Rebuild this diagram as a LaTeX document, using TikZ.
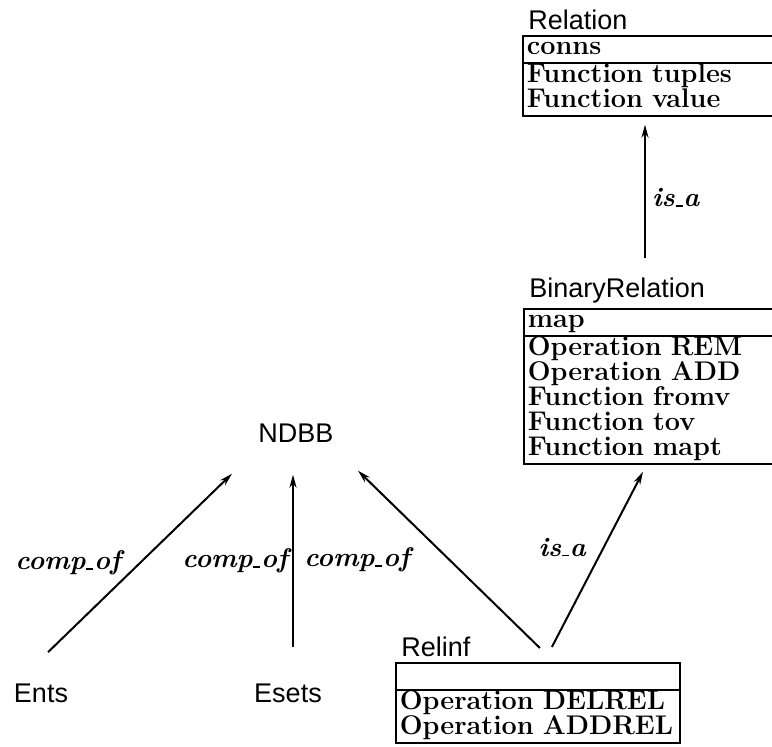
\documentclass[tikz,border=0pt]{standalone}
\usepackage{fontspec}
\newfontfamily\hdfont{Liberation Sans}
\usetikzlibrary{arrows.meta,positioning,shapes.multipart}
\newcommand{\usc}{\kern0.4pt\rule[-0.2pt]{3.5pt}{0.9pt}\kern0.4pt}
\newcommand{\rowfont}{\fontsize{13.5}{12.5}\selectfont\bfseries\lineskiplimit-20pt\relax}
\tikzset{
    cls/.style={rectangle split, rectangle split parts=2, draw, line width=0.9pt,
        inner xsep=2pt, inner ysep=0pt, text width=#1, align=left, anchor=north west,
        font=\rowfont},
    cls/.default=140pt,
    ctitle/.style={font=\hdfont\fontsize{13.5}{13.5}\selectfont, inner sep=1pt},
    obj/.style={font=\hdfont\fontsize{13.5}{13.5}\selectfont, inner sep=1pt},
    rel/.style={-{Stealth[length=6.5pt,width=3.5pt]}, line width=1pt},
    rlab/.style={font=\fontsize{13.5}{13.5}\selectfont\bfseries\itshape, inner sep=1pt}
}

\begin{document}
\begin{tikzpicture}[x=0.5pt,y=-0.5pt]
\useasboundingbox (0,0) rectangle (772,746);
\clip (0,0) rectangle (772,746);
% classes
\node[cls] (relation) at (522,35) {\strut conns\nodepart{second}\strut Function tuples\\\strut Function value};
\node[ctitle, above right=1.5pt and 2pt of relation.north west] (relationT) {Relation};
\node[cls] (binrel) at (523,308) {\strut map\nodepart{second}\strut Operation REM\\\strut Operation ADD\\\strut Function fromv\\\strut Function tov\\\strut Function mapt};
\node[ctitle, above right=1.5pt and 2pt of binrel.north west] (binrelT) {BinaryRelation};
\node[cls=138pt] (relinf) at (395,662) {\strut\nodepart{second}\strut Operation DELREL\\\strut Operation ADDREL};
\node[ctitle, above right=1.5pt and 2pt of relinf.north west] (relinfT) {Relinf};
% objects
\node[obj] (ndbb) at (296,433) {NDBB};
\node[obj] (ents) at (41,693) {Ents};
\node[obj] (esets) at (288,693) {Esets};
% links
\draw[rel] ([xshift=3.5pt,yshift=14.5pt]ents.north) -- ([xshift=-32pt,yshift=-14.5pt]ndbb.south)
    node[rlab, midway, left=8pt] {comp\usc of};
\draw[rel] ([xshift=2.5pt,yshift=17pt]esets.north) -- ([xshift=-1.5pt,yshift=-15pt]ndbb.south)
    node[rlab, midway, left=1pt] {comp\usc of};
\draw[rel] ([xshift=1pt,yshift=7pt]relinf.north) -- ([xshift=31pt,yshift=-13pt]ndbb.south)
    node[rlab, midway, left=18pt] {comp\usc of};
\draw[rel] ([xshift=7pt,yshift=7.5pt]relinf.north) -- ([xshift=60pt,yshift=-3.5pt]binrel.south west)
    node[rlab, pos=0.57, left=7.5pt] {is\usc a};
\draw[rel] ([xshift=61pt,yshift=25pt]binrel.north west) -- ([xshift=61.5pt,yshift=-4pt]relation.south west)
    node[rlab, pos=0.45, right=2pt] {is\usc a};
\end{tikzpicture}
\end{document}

• **Set problem**: Leave the pictures out and output the rest of the listing exactly.

• **Completed task**:
Rebuild this diagram as a LaTeX document, using TikZ.
\documentclass[tikz,border=0pt]{standalone}
\usepackage{fontspec}
\newfontfamily\hdfont{Liberation Sans}
\usetikzlibrary{arrows.meta,positioning,shapes.multipart}
\newcommand{\usc}{\kern0.4pt\rule[-0.2pt]{3.5pt}{0.9pt}\kern0.4pt}
\newcommand{\rowfont}{\fontsize{13.5}{12.5}\selectfont\bfseries\lineskiplimit-20pt\relax}
\tikzset{
    cls/.style={rectangle split, rectangle split parts=2, draw, line width=0.9pt,
        inner xsep=2pt, inner ysep=0pt, text width=#1, align=left, anchor=north west,
        font=\rowfont},
    cls/.default=140pt,
    ctitle/.style={font=\hdfont\fontsize{13.5}{13.5}\selectfont, inner sep=1pt},
    obj/.style={font=\hdfont\fontsize{13.5}{13.5}\selectfont, inner sep=1pt},
    rel/.style={-{Stealth[length=6.5pt,width=3.5pt]}, line width=1pt},
    rlab/.style={font=\fontsize{13.5}{13.5}\selectfont\bfseries\itshape, inner sep=1pt}
}

\begin{document}
\begin{tikzpicture}[x=0.5pt,y=-0.5pt]
\useasboundingbox (0,0) rectangle (772,746);
\clip (0,0) rectangle (772,746);
% classes
\node[cls] (relation) at (522,35) {\strut conns\nodepart{second}\strut Function tuples\\\strut Function value};
\node[ctitle, above right=1.5pt and 2pt of relation.north west] (relationT) {Relation};
\node[cls] (binrel) at (523,308) {\strut map\nodepart{second}\strut Operation REM\\\strut Operation ADD\\\strut Function fromv\\\strut Function tov\\\strut Function mapt};
\node[ctitle, above right=1.5pt and 2pt of binrel.north west] (binrelT) {BinaryRelation};
\node[cls=138pt] (relinf) at (395,662) {\strut\nodepart{second}\strut Operation DELREL\\\strut Operation ADDREL};
\node[ctitle, above right=1.5pt and 2pt of relinf.north west] (relinfT) {Relinf};
% objects
\node[obj] (ndbb) at (296,433) {NDBB};
\node[obj] (ents) at (41,693) {Ents};
\node[obj] (esets) at (288,693) {Esets};
% links
\draw[rel] ([xshift=3.5pt,yshift=14.5pt]ents.north) -- ([xshift=-32pt,yshift=-14.5pt]ndbb.south)
    node[rlab, midway, left=8pt] {comp\usc of};
\draw[rel] ([xshift=2.5pt,yshift=17pt]esets.north) -- ([xshift=-1.5pt,yshift=-15pt]ndbb.south)
    node[rlab, midway, left=1pt] {comp\usc of};
\draw[rel] ([xshift=1pt,yshift=7pt]relinf.north) -- ([xshift=31pt,yshift=-13pt]ndbb.south)
    node[rlab, midway, left=18pt] {comp\usc of};
\draw[rel] ([xshift=7pt,yshift=7.5pt]relinf.north) -- ([xshift=60pt,yshift=-3.5pt]binrel.south west)
    node[rlab, pos=0.57, left=7.5pt] {is\usc a};
\draw[rel] ([xshift=61pt,yshift=25pt]binrel.north west) -- ([xshift=61.5pt,yshift=-4pt]relation.south west)
    node[rlab, pos=0.45, right=2pt] {is\usc a};
\end{tikzpicture}
\end{document}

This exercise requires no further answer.